Stated problem => Reproduce exactly the lines starting at the line that contains "Output the Python" and ending at the line that contains "import plotly.graph_objects as go". Omit pictures.

Records to use =>
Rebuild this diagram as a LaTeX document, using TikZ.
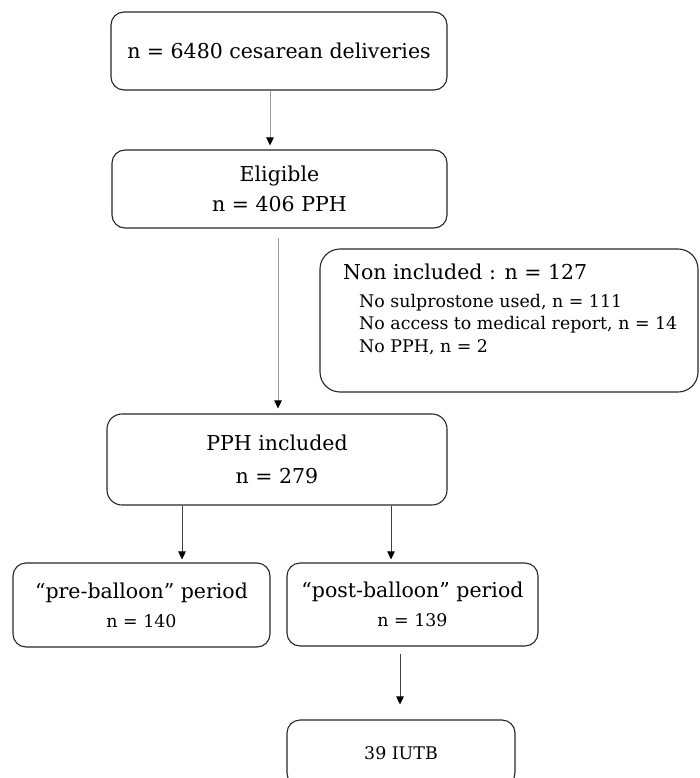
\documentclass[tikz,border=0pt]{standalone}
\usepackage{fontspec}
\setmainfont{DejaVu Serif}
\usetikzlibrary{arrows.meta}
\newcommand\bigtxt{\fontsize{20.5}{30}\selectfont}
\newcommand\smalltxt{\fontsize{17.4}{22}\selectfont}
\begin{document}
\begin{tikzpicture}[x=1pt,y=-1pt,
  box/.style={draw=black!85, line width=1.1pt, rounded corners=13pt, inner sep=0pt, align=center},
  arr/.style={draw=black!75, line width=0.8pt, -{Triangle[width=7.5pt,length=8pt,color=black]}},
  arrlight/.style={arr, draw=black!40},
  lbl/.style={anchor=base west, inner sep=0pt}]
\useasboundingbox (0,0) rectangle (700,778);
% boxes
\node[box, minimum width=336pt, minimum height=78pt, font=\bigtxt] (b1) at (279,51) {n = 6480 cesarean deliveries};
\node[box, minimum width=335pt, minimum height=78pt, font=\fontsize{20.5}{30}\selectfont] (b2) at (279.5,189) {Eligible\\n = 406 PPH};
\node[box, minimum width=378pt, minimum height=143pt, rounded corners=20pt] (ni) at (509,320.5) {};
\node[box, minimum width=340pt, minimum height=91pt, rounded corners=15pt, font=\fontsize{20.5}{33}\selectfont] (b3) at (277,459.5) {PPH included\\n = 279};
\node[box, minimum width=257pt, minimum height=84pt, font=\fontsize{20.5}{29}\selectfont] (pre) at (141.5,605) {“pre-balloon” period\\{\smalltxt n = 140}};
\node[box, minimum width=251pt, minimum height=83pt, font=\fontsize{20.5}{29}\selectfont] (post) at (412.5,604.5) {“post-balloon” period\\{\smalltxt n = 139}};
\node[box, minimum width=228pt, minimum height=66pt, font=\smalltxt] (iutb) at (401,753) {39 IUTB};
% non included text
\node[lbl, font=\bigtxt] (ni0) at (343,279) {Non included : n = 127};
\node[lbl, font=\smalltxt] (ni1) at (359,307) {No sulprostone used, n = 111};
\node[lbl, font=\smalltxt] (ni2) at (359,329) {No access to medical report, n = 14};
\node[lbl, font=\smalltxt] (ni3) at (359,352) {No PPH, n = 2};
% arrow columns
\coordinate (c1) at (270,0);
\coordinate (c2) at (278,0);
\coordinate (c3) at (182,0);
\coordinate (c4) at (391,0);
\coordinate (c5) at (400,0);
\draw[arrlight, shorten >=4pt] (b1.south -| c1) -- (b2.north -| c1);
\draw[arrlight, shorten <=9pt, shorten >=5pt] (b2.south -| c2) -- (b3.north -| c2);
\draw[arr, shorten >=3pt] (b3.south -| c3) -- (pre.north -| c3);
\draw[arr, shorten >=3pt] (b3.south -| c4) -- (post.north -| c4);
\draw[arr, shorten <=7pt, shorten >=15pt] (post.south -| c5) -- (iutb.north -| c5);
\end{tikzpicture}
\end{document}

--

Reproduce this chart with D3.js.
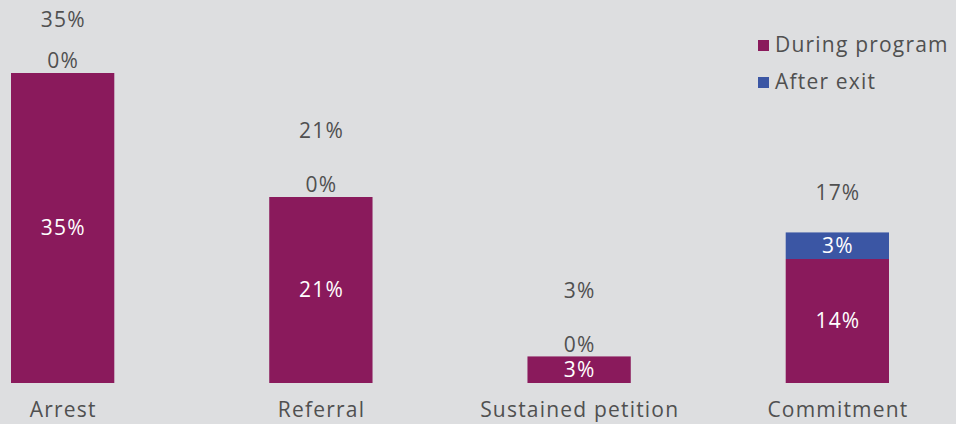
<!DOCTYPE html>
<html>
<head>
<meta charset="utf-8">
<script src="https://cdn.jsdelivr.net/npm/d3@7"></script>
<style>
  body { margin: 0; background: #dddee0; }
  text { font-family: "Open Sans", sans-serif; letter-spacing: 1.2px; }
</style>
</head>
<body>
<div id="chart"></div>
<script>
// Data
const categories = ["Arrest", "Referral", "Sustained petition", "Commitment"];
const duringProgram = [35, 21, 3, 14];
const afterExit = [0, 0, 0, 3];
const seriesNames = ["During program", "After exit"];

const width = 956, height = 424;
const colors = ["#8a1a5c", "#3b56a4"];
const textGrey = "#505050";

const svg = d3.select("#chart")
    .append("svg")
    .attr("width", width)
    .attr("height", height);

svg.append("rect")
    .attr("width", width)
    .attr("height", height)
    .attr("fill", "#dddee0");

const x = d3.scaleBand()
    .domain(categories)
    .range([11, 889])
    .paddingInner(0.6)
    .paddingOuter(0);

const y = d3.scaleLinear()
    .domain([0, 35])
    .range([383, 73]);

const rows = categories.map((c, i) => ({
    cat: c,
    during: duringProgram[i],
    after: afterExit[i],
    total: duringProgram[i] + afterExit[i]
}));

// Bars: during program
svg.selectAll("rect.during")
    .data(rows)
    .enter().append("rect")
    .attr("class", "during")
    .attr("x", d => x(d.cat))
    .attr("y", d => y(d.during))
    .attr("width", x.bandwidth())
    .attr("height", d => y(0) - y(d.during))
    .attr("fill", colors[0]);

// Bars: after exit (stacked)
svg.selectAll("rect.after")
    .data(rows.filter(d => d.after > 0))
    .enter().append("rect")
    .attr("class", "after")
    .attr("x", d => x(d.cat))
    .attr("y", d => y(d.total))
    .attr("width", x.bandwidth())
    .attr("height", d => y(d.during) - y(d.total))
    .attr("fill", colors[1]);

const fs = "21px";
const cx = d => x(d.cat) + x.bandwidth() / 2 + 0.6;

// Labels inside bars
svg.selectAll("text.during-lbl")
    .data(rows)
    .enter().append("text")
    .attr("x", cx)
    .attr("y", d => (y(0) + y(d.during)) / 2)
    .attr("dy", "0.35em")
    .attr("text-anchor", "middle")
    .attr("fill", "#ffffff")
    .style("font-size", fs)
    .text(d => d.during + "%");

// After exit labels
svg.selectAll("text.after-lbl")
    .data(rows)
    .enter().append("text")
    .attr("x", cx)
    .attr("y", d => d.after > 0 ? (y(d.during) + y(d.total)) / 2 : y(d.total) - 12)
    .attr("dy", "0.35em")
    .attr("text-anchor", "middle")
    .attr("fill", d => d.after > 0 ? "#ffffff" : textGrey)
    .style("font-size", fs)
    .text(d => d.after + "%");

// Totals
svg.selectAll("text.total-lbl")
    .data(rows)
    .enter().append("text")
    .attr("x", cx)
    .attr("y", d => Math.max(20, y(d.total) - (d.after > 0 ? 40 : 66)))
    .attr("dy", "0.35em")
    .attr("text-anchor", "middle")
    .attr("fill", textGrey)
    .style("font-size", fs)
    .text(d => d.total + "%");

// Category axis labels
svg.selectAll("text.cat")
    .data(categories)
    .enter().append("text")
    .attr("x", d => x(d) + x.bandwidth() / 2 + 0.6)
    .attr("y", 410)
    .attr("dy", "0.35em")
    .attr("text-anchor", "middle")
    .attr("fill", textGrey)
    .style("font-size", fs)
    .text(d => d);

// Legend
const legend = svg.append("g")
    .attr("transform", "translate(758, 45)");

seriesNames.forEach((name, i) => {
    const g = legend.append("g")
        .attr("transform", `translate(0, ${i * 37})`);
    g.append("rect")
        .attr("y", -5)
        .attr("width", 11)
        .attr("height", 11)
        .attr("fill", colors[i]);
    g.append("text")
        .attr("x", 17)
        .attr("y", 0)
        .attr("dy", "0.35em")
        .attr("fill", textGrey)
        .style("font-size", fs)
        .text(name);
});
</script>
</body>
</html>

...

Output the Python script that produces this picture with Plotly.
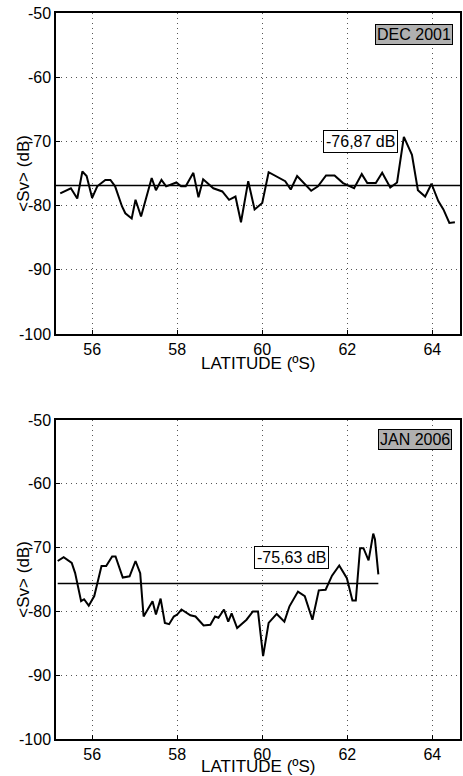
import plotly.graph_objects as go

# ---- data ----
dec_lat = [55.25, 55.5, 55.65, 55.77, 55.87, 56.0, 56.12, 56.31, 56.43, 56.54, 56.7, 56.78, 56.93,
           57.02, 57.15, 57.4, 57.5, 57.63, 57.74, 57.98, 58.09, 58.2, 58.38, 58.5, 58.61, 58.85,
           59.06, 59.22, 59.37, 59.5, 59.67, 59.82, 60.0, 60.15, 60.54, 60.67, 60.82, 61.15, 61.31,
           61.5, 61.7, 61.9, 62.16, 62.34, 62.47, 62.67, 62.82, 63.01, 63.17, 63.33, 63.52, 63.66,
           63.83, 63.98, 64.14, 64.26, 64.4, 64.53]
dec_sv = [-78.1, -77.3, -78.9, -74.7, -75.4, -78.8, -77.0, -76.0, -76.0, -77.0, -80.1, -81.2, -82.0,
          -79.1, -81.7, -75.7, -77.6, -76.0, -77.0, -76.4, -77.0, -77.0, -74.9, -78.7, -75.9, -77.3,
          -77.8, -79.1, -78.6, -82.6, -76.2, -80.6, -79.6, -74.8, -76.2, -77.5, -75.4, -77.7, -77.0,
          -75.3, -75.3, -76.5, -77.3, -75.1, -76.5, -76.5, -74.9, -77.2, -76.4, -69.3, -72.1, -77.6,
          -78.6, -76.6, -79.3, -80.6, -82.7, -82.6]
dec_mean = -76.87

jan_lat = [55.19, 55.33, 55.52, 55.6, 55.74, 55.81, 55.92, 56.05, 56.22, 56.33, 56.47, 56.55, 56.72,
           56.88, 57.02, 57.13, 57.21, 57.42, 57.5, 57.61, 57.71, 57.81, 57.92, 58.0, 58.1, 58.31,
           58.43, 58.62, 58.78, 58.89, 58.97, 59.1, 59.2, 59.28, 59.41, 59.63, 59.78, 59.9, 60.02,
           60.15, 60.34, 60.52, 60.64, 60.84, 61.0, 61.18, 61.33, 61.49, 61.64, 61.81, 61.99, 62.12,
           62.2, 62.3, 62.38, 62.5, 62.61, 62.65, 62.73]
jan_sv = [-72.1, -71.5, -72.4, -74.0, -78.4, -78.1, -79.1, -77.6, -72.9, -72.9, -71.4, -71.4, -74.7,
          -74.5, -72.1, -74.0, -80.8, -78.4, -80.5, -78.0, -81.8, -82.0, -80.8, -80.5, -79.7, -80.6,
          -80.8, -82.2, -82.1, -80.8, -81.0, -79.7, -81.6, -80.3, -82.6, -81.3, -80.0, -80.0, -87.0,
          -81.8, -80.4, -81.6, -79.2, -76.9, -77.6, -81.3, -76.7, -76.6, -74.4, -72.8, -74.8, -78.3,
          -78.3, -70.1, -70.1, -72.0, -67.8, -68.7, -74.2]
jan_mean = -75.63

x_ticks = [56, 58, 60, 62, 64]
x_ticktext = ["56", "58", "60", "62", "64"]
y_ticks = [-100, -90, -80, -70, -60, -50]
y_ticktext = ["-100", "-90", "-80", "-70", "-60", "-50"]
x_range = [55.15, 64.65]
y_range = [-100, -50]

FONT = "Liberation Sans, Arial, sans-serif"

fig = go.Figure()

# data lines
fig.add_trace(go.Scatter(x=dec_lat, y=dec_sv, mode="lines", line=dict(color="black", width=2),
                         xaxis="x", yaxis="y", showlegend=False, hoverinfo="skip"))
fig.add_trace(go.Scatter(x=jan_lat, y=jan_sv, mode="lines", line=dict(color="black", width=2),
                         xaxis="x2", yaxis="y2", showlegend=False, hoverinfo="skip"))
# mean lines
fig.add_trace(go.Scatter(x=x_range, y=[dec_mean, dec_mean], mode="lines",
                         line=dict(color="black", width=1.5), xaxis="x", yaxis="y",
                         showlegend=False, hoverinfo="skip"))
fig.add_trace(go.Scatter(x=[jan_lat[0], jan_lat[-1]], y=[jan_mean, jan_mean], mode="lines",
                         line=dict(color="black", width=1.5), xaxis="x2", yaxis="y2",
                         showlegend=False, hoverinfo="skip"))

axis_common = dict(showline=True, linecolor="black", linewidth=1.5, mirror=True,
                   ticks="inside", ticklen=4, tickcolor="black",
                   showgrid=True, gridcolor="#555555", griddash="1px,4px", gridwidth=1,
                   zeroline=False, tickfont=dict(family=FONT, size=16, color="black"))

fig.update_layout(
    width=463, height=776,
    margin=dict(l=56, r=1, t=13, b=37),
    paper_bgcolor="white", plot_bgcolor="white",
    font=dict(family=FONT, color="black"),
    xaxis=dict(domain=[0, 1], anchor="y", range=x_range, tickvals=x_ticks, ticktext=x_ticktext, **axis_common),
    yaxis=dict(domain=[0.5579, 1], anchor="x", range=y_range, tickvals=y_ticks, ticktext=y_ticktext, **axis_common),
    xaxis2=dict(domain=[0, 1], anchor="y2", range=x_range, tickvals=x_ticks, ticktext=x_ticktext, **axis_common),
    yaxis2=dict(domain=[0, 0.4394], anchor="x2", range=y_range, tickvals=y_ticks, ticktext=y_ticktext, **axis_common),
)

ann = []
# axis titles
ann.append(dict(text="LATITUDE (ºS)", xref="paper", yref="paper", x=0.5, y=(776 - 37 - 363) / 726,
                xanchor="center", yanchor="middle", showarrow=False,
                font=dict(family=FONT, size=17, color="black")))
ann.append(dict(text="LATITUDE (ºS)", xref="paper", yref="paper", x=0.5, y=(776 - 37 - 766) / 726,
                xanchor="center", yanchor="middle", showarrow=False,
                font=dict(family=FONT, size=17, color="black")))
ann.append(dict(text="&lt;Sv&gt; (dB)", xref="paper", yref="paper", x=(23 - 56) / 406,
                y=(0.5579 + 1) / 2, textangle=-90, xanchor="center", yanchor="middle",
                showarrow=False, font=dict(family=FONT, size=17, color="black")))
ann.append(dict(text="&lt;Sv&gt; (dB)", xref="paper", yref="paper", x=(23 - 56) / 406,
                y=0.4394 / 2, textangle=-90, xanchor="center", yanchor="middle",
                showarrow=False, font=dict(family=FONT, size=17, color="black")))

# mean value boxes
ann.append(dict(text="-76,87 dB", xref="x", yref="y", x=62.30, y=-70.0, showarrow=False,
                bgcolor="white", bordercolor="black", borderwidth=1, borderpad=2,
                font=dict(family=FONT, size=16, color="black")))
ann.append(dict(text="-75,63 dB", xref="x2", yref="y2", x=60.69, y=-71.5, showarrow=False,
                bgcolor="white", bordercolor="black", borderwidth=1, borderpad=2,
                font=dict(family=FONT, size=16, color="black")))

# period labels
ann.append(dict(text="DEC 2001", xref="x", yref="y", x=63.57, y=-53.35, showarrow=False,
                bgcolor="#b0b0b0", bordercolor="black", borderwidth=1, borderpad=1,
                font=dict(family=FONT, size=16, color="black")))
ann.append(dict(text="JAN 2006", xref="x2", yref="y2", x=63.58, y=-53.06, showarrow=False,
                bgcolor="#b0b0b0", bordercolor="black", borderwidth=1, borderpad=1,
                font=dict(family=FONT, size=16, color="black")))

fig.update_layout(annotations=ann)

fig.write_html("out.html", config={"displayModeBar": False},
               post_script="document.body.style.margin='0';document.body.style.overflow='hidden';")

Answer to the exercise =>
Output the Python script that produces this picture with Plotly.
import plotly.graph_objects as go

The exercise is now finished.